• _Required task_: Output an exact reproduction of the data.

• _Recorded information_:
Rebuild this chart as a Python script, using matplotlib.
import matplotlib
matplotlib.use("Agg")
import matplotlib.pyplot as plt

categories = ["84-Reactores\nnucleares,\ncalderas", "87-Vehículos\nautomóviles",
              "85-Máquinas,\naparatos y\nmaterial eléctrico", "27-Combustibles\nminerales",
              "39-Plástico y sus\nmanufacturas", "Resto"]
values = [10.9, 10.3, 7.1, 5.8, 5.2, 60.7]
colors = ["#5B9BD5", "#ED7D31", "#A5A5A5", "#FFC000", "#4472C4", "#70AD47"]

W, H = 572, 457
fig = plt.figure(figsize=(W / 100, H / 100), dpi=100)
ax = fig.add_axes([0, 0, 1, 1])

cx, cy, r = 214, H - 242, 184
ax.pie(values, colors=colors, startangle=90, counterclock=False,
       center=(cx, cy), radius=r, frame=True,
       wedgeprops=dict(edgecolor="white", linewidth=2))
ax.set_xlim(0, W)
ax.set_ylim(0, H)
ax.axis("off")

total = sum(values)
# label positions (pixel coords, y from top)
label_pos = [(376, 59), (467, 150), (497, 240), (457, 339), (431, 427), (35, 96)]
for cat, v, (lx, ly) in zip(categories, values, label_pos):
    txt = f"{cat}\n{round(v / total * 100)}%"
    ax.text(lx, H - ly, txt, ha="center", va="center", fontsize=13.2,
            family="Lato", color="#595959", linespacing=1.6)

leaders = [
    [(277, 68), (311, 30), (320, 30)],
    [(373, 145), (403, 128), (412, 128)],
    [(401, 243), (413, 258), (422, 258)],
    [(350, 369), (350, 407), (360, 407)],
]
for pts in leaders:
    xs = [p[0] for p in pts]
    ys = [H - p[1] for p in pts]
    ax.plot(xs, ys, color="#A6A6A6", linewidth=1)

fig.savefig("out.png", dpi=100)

• _Complete response_:
Rebuild this chart as a Python script, using matplotlib.
import matplotlib
matplotlib.use("Agg")
import matplotlib.pyplot as plt

categories = ["84-Reactores\nnucleares,\ncalderas", "87-Vehículos\nautomóviles",
              "85-Máquinas,\naparatos y\nmaterial eléctrico", "27-Combustibles\nminerales",
              "39-Plástico y sus\nmanufacturas", "Resto"]
values = [10.9, 10.3, 7.1, 5.8, 5.2, 60.7]
colors = ["#5B9BD5", "#ED7D31", "#A5A5A5", "#FFC000", "#4472C4", "#70AD47"]

W, H = 572, 457
fig = plt.figure(figsize=(W / 100, H / 100), dpi=100)
ax = fig.add_axes([0, 0, 1, 1])

cx, cy, r = 214, H - 242, 184
ax.pie(values, colors=colors, startangle=90, counterclock=False,
       center=(cx, cy), radius=r, frame=True,
       wedgeprops=dict(edgecolor="white", linewidth=2))
ax.set_xlim(0, W)
ax.set_ylim(0, H)
ax.axis("off")

total = sum(values)
# label positions (pixel coords, y from top)
label_pos = [(376, 59), (467, 150), (497, 240), (457, 339), (431, 427), (35, 96)]
for cat, v, (lx, ly) in zip(categories, values, label_pos):
    txt = f"{cat}\n{round(v / total * 100)}%"
    ax.text(lx, H - ly, txt, ha="center", va="center", fontsize=13.2,
            family="Lato", color="#595959", linespacing=1.6)

leaders = [
    [(277, 68), (311, 30), (320, 30)],
    [(373, 145), (403, 128), (412, 128)],
    [(401, 243), (413, 258), (422, 258)],
    [(350, 369), (350, 407), (360, 407)],
]
for pts in leaders:
    xs = [p[0] for p in pts]
    ys = [H - p[1] for p in pts]
    ax.plot(xs, ys, color="#A6A6A6", linewidth=1)

fig.savefig("out.png", dpi=100)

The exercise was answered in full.